Take the line containing "Convert this chart" as the first line and the line containing "threshold = 0.018291" as the last, and output that span verbatim without any images.
-- start of Given data --
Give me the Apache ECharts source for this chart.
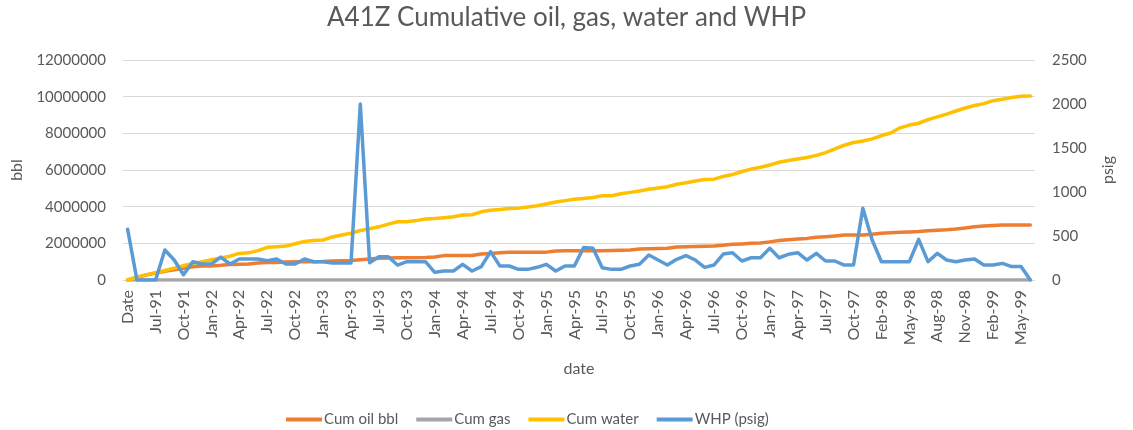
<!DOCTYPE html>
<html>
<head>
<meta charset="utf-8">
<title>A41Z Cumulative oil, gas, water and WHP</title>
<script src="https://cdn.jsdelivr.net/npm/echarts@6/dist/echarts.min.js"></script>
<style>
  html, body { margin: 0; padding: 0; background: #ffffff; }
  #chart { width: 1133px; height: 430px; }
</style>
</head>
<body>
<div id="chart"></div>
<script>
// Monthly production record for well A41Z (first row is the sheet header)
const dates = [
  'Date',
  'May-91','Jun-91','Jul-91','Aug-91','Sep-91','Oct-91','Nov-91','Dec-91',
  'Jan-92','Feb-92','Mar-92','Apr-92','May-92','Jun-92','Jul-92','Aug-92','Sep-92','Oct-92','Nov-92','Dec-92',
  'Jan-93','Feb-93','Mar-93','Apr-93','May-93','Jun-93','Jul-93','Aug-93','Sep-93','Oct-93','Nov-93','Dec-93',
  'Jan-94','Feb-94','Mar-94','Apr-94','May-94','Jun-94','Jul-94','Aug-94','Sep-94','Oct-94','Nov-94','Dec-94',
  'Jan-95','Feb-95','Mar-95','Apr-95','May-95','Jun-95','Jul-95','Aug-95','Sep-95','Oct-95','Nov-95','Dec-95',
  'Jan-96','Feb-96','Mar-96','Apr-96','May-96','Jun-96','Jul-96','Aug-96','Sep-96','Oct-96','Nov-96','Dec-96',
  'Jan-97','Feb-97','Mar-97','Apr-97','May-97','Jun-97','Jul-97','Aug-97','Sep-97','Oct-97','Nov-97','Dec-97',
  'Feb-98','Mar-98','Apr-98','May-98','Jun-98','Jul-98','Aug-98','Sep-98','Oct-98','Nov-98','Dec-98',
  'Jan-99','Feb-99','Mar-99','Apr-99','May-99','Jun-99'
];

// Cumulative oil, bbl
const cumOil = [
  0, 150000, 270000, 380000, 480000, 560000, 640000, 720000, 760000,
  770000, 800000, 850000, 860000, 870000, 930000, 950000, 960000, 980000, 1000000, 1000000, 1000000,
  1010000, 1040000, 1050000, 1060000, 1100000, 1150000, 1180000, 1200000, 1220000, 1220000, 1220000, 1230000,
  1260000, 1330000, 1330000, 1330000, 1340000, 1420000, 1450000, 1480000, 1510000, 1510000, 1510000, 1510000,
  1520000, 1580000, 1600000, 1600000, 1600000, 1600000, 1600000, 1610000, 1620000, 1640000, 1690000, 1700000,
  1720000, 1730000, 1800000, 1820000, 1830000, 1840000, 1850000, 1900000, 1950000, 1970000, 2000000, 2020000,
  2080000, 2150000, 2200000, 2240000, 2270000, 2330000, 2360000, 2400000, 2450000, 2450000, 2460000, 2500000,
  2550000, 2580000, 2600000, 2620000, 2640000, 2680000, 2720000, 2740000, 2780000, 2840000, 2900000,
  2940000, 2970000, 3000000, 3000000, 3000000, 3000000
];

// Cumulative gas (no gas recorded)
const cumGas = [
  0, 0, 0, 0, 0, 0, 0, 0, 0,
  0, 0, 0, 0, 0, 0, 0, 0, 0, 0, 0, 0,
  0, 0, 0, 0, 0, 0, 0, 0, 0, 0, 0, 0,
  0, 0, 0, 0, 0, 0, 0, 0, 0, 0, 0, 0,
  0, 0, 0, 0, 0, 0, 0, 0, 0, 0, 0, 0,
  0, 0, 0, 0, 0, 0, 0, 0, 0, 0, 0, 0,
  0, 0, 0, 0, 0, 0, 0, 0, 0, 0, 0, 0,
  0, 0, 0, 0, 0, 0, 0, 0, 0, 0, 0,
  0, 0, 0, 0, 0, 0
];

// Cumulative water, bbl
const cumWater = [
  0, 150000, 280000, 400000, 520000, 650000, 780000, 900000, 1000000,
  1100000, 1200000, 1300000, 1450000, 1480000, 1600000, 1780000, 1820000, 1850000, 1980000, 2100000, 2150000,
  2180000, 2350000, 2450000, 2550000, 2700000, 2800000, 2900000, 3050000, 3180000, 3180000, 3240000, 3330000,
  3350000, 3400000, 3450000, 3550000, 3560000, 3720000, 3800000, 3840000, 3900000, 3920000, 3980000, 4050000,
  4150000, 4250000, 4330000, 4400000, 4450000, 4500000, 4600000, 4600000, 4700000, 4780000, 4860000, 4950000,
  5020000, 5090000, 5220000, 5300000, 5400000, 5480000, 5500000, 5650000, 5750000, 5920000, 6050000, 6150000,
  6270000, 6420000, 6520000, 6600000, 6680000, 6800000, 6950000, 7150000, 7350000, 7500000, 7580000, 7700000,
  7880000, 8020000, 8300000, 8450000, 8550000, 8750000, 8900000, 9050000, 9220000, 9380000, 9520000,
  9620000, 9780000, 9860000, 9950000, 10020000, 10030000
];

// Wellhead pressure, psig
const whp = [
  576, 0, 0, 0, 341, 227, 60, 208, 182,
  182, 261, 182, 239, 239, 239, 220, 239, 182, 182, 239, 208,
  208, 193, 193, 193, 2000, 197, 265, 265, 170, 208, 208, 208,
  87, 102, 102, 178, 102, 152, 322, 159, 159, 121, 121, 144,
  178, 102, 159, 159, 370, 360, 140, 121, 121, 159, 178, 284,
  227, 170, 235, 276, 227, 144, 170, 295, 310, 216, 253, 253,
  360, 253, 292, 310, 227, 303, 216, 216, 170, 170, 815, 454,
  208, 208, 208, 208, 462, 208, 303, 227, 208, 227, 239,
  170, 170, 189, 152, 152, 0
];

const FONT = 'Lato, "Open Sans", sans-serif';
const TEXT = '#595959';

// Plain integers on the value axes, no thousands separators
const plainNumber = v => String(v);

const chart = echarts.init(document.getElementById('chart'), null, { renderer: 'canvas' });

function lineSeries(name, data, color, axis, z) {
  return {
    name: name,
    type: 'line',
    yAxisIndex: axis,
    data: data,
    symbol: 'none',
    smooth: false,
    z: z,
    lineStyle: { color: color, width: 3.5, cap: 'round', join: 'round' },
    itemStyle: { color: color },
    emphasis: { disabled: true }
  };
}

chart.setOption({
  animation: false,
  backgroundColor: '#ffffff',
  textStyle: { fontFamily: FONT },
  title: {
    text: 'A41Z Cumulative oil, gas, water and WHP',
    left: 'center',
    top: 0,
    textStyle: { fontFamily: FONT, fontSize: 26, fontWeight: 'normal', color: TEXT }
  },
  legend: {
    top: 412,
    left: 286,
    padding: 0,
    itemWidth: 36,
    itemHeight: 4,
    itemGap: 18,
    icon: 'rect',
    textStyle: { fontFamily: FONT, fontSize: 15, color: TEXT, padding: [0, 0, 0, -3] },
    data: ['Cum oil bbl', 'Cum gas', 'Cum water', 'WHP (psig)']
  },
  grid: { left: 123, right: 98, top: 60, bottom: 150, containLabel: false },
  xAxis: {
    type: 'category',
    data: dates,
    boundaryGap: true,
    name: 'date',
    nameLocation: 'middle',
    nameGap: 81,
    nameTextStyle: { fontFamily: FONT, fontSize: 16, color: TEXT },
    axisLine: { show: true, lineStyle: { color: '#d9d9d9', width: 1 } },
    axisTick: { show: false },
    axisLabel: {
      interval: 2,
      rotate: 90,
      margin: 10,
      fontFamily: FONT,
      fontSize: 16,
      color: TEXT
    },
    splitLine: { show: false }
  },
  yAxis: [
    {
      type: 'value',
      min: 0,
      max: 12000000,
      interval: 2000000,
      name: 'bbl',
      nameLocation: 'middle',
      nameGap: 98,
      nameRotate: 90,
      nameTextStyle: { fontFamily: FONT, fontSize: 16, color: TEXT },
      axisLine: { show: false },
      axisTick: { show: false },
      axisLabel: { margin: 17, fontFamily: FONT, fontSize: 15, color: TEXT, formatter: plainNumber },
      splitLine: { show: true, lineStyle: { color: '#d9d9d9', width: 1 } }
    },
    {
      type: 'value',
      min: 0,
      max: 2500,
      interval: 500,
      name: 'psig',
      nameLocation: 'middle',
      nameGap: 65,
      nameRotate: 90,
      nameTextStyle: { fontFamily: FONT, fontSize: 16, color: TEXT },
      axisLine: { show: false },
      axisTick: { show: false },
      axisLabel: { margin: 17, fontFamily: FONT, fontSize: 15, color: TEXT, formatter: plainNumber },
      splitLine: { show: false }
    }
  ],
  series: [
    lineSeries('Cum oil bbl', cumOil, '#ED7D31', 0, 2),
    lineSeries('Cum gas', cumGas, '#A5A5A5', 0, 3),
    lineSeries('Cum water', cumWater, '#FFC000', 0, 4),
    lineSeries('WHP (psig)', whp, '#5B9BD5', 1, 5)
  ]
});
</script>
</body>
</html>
-- end of Given data --
-- start of Given data --
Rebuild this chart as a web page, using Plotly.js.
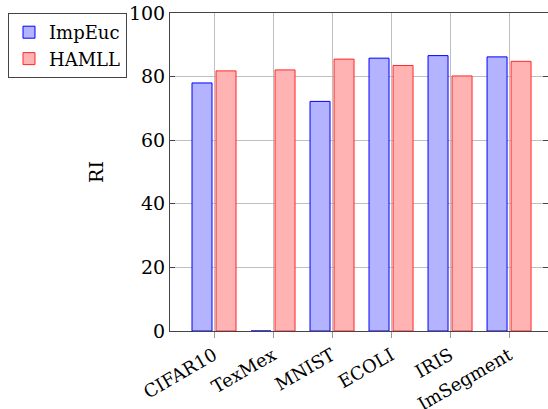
-- end of Given data --
-- start of Given data --
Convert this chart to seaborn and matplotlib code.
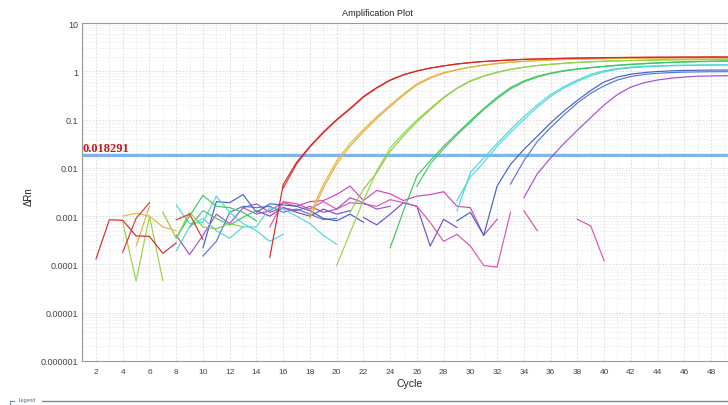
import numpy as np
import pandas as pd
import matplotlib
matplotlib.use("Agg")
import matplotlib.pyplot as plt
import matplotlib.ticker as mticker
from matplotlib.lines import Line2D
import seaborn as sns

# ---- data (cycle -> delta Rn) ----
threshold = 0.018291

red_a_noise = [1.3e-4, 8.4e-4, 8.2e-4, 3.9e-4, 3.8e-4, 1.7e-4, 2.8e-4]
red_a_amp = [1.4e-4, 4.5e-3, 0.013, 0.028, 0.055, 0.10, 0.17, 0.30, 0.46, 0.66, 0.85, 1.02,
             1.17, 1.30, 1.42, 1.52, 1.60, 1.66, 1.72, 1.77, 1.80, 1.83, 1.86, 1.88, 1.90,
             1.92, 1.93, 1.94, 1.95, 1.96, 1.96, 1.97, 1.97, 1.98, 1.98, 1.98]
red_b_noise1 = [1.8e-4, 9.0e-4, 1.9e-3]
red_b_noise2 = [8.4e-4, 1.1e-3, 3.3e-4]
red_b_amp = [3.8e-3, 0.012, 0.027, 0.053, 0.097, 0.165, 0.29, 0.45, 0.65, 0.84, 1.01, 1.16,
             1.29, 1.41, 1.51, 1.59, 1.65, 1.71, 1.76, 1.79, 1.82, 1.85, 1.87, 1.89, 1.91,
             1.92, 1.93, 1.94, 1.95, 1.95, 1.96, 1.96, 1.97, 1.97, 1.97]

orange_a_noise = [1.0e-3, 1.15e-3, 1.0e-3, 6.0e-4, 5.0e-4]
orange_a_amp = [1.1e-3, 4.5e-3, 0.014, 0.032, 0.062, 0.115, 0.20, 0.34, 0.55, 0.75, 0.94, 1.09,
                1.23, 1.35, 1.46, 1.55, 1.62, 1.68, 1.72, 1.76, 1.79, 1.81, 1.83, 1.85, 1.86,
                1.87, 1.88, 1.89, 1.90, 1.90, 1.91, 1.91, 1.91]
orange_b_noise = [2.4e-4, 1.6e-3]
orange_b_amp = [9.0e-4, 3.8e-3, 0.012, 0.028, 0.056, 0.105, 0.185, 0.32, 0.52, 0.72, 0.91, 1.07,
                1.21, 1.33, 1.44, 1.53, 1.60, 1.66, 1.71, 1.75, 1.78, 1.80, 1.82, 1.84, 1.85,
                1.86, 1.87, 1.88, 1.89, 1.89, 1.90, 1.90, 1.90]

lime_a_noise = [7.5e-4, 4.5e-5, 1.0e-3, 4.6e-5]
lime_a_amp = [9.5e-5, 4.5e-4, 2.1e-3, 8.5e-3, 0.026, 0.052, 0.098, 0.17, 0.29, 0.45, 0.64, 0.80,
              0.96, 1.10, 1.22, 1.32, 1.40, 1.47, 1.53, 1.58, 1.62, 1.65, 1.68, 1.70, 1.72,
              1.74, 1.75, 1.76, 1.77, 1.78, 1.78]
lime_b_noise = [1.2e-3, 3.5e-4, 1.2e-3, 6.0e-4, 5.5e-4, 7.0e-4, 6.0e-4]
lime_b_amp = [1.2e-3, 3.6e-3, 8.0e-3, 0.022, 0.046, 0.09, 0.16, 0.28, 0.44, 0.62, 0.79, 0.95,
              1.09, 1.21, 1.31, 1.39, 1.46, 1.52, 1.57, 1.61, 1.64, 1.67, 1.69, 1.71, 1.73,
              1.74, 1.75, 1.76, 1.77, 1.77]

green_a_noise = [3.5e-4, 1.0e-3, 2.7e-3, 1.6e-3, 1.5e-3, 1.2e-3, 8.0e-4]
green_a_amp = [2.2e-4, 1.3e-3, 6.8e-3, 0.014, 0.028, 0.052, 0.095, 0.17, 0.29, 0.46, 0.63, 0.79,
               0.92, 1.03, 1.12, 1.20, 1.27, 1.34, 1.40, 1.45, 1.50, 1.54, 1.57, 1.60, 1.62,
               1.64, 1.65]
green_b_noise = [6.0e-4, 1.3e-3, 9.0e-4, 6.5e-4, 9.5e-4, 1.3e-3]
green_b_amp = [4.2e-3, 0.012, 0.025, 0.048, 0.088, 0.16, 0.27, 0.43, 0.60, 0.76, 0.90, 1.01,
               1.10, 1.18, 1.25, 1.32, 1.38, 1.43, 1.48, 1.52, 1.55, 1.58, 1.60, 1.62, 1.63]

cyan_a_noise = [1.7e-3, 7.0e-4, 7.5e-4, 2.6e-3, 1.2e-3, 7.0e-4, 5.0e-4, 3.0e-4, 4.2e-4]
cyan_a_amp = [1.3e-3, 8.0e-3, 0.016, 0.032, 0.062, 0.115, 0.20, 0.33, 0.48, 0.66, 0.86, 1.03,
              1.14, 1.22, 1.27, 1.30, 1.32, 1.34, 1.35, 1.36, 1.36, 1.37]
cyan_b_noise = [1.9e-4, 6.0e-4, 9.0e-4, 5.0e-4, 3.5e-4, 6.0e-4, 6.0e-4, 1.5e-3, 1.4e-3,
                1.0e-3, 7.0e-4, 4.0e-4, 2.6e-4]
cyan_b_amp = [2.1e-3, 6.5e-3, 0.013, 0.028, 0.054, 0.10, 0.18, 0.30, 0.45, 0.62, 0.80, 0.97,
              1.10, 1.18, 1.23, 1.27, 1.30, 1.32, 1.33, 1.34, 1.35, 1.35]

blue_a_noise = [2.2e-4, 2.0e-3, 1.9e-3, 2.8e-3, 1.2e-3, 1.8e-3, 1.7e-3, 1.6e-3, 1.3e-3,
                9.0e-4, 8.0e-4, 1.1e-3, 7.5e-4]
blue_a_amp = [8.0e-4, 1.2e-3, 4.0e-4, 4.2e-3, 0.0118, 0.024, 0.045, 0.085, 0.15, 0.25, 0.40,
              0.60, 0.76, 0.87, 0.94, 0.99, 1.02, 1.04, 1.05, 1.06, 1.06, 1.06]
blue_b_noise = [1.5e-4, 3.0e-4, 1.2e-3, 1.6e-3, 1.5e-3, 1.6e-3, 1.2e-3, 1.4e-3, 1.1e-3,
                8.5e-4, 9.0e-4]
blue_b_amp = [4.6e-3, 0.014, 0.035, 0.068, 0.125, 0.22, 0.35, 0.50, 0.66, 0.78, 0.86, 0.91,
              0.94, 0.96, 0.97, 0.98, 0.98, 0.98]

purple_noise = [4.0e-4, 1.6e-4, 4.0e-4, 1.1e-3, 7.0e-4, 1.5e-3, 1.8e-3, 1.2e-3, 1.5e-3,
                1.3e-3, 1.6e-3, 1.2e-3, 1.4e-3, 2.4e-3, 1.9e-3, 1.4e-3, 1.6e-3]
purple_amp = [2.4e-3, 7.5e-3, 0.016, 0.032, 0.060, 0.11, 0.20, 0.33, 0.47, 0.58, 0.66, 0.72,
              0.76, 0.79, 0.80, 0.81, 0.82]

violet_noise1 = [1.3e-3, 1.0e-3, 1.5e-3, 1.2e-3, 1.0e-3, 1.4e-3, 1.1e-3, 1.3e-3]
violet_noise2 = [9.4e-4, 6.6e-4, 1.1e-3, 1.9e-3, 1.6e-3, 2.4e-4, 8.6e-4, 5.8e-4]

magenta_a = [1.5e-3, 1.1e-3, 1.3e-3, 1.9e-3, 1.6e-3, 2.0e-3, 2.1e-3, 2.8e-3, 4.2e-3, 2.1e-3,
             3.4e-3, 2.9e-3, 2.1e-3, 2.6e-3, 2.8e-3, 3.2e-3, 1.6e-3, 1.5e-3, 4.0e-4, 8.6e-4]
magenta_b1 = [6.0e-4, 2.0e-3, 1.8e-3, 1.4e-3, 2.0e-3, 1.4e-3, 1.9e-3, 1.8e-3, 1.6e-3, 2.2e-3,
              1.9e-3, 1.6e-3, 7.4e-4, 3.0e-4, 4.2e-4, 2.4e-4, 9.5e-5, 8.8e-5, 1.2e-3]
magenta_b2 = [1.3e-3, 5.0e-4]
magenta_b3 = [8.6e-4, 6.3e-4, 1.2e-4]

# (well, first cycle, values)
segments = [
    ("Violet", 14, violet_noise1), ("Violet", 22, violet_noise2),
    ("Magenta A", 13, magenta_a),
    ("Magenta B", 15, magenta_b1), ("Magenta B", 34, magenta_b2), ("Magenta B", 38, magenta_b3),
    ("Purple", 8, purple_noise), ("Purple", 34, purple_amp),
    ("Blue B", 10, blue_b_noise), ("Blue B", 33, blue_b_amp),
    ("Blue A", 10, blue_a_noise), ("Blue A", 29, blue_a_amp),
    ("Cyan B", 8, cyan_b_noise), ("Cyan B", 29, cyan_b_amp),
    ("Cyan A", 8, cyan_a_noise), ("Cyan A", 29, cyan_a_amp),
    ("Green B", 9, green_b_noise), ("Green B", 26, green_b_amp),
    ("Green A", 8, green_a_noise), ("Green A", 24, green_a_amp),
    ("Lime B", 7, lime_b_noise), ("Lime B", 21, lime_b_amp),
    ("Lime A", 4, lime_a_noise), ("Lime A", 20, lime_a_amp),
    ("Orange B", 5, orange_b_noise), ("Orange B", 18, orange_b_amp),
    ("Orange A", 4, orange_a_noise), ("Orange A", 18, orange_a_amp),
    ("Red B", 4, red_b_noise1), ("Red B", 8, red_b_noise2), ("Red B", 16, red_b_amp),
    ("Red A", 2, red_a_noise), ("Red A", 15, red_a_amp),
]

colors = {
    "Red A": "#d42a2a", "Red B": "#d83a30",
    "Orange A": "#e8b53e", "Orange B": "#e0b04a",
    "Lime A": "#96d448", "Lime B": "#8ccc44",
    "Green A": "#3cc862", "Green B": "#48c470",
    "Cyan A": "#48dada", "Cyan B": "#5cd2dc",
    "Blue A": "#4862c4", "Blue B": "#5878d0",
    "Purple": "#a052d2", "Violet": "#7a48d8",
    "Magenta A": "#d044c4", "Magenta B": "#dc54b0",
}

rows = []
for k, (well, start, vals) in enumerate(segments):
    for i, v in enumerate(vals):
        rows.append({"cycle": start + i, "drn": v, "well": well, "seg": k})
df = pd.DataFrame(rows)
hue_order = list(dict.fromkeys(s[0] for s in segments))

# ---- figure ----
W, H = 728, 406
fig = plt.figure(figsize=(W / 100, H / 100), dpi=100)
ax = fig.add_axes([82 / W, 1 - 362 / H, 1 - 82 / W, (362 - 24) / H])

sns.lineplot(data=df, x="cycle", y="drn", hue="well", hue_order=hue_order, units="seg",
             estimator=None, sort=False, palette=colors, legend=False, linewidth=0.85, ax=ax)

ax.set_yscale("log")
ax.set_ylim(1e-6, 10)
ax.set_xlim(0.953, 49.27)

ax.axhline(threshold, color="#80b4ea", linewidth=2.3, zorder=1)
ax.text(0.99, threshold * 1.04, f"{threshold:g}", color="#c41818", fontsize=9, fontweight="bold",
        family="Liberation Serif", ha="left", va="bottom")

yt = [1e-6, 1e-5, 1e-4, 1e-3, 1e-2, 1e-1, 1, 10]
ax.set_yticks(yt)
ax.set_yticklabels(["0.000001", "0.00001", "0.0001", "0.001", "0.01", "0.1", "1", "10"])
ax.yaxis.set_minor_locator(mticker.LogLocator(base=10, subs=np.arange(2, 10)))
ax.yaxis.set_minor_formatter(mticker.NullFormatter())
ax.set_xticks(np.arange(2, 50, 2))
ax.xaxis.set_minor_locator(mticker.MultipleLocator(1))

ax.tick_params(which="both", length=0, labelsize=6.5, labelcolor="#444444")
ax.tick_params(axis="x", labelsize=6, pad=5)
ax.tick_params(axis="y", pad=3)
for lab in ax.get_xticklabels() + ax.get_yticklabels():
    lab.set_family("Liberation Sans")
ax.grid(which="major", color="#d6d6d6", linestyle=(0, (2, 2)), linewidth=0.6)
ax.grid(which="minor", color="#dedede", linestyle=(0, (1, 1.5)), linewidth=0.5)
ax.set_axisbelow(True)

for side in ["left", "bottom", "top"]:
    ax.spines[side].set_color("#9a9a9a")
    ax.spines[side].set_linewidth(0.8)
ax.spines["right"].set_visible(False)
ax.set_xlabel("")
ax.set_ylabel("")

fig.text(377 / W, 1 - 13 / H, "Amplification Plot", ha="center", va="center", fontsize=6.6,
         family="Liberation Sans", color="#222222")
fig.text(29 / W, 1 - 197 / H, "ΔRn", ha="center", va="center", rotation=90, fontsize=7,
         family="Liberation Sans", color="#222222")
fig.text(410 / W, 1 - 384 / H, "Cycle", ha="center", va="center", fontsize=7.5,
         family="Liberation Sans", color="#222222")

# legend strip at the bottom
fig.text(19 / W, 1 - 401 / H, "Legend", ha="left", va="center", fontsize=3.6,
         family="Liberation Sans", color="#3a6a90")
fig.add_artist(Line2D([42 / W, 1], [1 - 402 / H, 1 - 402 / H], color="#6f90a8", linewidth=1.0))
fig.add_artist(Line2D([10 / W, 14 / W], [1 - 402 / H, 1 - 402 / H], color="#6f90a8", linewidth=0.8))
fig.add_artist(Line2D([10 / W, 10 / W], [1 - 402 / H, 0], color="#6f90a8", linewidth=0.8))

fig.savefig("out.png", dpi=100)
-- end of Given data --
_Written response_.
Convert this chart to seaborn and matplotlib code.
import numpy as np
import pandas as pd
import matplotlib
matplotlib.use("Agg")
import matplotlib.pyplot as plt
import matplotlib.ticker as mticker
from matplotlib.lines import Line2D
import seaborn as sns

# ---- data (cycle -> delta Rn) ----
threshold = 0.018291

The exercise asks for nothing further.